The case impresses me as one in which the representatives of the defendant company did not exert the proper diligence to ascertain the facts before consulting the district attorney. They made no serious effort to contact George H. Lewis, and to obtain from him an explanation concerning the alteration in the policy and his notation on the back of the instrument. If they had done this instead of forwarding *Page 358 the papers to a non-resident handwriting expert for his expert opinion, they would have discovered the true facts and plaintiff would have been spared the humiliation, inconvenience and expense of a criminal charge and the imprisonment thereunder.
The assistant district attorney testified that if his attention had been directed to the signature of George H. Lewis on the back of the policy and had been informed by defendant's representatives that Lewis was their agent in the country, he "would have possibly asked some questions about Lewis or sent for Lewis." If this had been done and Lewis had furnished the district attorney before the charge was made with the same information that he furnished him in the presence of the manager of the defendant insurance company after the charge was made, it is clear that he would not have advised the institution of the criminal prosecution against plaintiff.
The term "probable cause," as used with reference to an action for malicious prosecution, means a reasonable ground of suspicion, supported by circumstances sufficiently strong in themselves to warrant a prudent and cautious man to believe that the accused is guilty of the crime with which he is charged. Ramsey v. Knott, 166 La. 52, 116 So. 591.

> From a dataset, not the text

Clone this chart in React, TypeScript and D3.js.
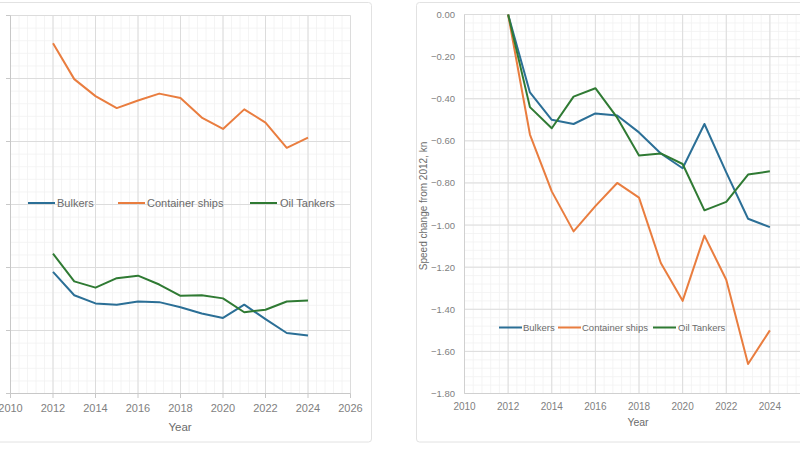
import React from 'react';
import * as d3 from 'd3';

// Years and values
const years = [2012, 2013, 2014, 2015, 2016, 2017, 2018, 2019, 2020, 2021, 2022, 2023, 2024];

// Left chart: average speed, kn (axis labels are cropped out of the picture)
const bulkersSpeed = [10.93, 10.56, 10.43, 10.41, 10.46, 10.45, 10.37, 10.27, 10.2, 10.41, 10.18, 9.96, 9.92];
const containerSpeed = [14.56, 13.99, 13.72, 13.53, 13.65, 13.76, 13.69, 13.38, 13.2, 13.51, 13.3, 12.9, 13.06];
const tankerSpeed = [11.22, 10.78, 10.68, 10.83, 10.87, 10.73, 10.55, 10.56, 10.51, 10.29, 10.33, 10.46, 10.475];

// Right chart: speed change from 2012, kn
const bulkersChange = [0, -0.37, -0.5, -0.52, -0.47, -0.48, -0.56, -0.66, -0.73, -0.52, -0.75, -0.97, -1.01];
const containerChange = [0, -0.57, -0.84, -1.03, -0.91, -0.8, -0.87, -1.18, -1.36, -1.05, -1.26, -1.66, -1.5];
const tankerChange = [0, -0.44, -0.54, -0.39, -0.35, -0.49, -0.67, -0.66, -0.71, -0.93, -0.89, -0.76, -0.745];

const xTicks = [2010, 2012, 2014, 2016, 2018, 2020, 2022, 2024, 2026];
const leftYTicks = [9, 10, 11, 12, 13, 14, 15];
const rightYTicks = [0, -0.2, -0.4, -0.6, -0.8, -1.0, -1.2, -1.4, -1.6, -1.8];

const seriesNames = ['Bulkers', 'Container ships', 'Oil Tankers'];
const colors = ['#2b6f96', '#e97d3f', '#2f7a33'];

const FONT = '"Liberation Sans", Arial, sans-serif';
const MAJOR = '#dcdcdc';
const MINOR = '#f1f1f1';
const TEXT = '#7f7f7f';

function Grid({ x, y, xMinor, yMinor }) {
  const [x0, x1] = x.range();
  const [y0, y1] = y.range();
  return (
    <g>
      {xMinor.map((v, i) => (
        <line key={'xm' + i} x1={x(v)} x2={x(v)} y1={y0} y2={y1} stroke={MINOR} strokeWidth={0.8} />
      ))}
      {yMinor.map((v, i) => (
        <line key={'ym' + i} x1={x0} x2={x1} y1={y(v)} y2={y(v)} stroke={MINOR} strokeWidth={0.8} />
      ))}
      {xTicks.map((v) => (
        <line key={'xM' + v} x1={x(v)} x2={x(v)} y1={y0} y2={y1} stroke={MAJOR} strokeWidth={1} />
      ))}
    </g>
  );
}

function Lines({ x, y, data }) {
  const line = d3.line<number>().x((_, i) => x(years[i])).y((d) => y(d));
  return (
    <g>
      {data.map((s, i) => (
        <path key={i} d={line(s) || ''} fill="none" stroke={colors[i]} strokeWidth={2} strokeLinejoin="round" />
      ))}
    </g>
  );
}

export default function App() {
  // ---- left chart ----
  const xL = d3.scaleLinear().domain([2010, 2026]).range([10.5, 350.5]);
  const yL = d3.scaleLinear().domain([9, 15]).range([393.5, 15.5]);
  const xMinorL = d3.range(2010, 2026.01, 0.4);
  const yMinorL = d3.range(9, 15.01, 0.2);

  // ---- right chart ----
  const xR = d3.scaleLinear().domain([2010, 2026]).range([464.5, 813.5]);
  const yR = d3.scaleLinear().domain([-1.8, 0]).range([393.5, 14.5]);
  const xMinorR = d3.range(2010, 2026.01, 0.4);
  const yMinorR = d3.range(-1.8, 0.001, 0.04);

  const legendL = [
    { lx: 28, tx: 57 },
    { lx: 118, tx: 147 },
    { lx: 250, tx: 280 },
  ];
  const legendR = [
    { lx: 499, tx: 523 },
    { lx: 558, tx: 582 },
    { lx: 653, tx: 678 },
  ];

  return (
    <svg width={800} height={450} style={{ position: 'absolute', left: 0, top: 0, background: '#fff' }} fontFamily={FONT}>
      {/* panels */}
      <rect x={-6} y={2.5} width={377.5} height={439.5} rx={3} fill="#fff" stroke="#e2e2e2" />
      <rect x={416.5} y={2.5} width={400} height={439.5} rx={3} fill="#fff" stroke="#e2e2e2" />

      {/* left chart */}
      <Grid x={xL} y={yL} xMinor={xMinorL} yMinor={yMinorL} />
      {leftYTicks.map((v) => (
        <g key={v}>
          <line x1={xL.range()[0]} x2={xL.range()[1]} y1={yL(v)} y2={yL(v)} stroke={MAJOR} />
          <line x1={6} x2={10.5} y1={yL(v)} y2={yL(v)} stroke="#c8c8c8" />
        </g>
      ))}
      <line x1={10.5} x2={10.5} y1={15.5} y2={393.5} stroke="#c8c8c8" />
      <line x1={10.5} x2={350.5} y1={393.5} y2={393.5} stroke="#c8c8c8" />
      {xTicks.map((v) => (
        <g key={v}>
          <line x1={xL(v)} x2={xL(v)} y1={393.5} y2={398} stroke="#c8c8c8" />
          <text x={xL(v)} y={412} textAnchor="middle" fontSize={11} fill={TEXT}>{v}</text>
        </g>
      ))}
      <text x={180} y={431} textAnchor="middle" fontSize={11.5} fill="#6b6b6b">Year</text>
      <Lines x={xL} y={yL} data={[bulkersSpeed, containerSpeed, tankerSpeed]} />
      {seriesNames.map((n, i) => (
        <g key={n}>
          <line x1={legendL[i].lx} x2={legendL[i].lx + 27} y1={203} y2={203} stroke={colors[i]} strokeWidth={2} />
          <text x={legendL[i].tx} y={207} fontSize={11} fill="#6b6b6b">{n}</text>
        </g>
      ))}

      {/* right chart */}
      <Grid x={xR} y={yR} xMinor={xMinorR} yMinor={yMinorR} />
      {rightYTicks.map((v) => (
        <g key={v}>
          <line x1={xR.range()[0]} x2={xR.range()[1]} y1={yR(v)} y2={yR(v)} stroke={MAJOR} />
          <text x={455} y={yR(v) + 3.5} textAnchor="end" fontSize={9.5} fill={TEXT}>{d3.format('.2f')(v)}</text>
        </g>
      ))}
      <line x1={464.5} x2={464.5} y1={14.5} y2={393.5} stroke="#d0d0d0" />
      <line x1={464.5} x2={813.5} y1={393.5} y2={393.5} stroke="#d0d0d0" />
      {xTicks
        .filter((v) => xR(v) < 790)
        .map((v) => (
          <text key={v} x={xR(v)} y={410} textAnchor="middle" fontSize={10} fill={TEXT}>{v}</text>
        ))}
      <text x={638} y={426} textAnchor="middle" fontSize={10.5} fill="#6b6b6b">Year</text>
      <text transform="translate(427,206) rotate(-90)" textAnchor="middle" fontSize={10} fill="#6b6b6b">
        Speed change from 2012, kn
      </text>
      <Lines x={xR} y={yR} data={[bulkersChange, containerChange, tankerChange]} />
      {seriesNames.map((n, i) => (
        <g key={n}>
          <line x1={legendR[i].lx} x2={legendR[i].lx + 23} y1={327.5} y2={327.5} stroke={colors[i]} strokeWidth={2} />
          <text x={legendR[i].tx} y={331} fontSize={9.5} fill="#6b6b6b">{n}</text>
        </g>
      ))}
    </svg>
  );
}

It is impossible for me to conclude from the evidence adduced in this case that the defendant company honestly believed that plaintiff was guilty of the crime of forgery. The impression the case leaves upon my mind is that the defendant caused the *Page 359 arrest and prosecution of the plaintiff in order to coerce her to desist from prosecuting her suit to recover the avails of the policy. I do not think that defendant had probable cause for its conduct, and malice may be inferred from want of probable cause. Christian v. Leopold, 170 La. 552, 128 So. 513; Bladg v. Giacomino, 170 La. 638, 128 So. 661.
For these reasons I dissent from the majority opinion herein.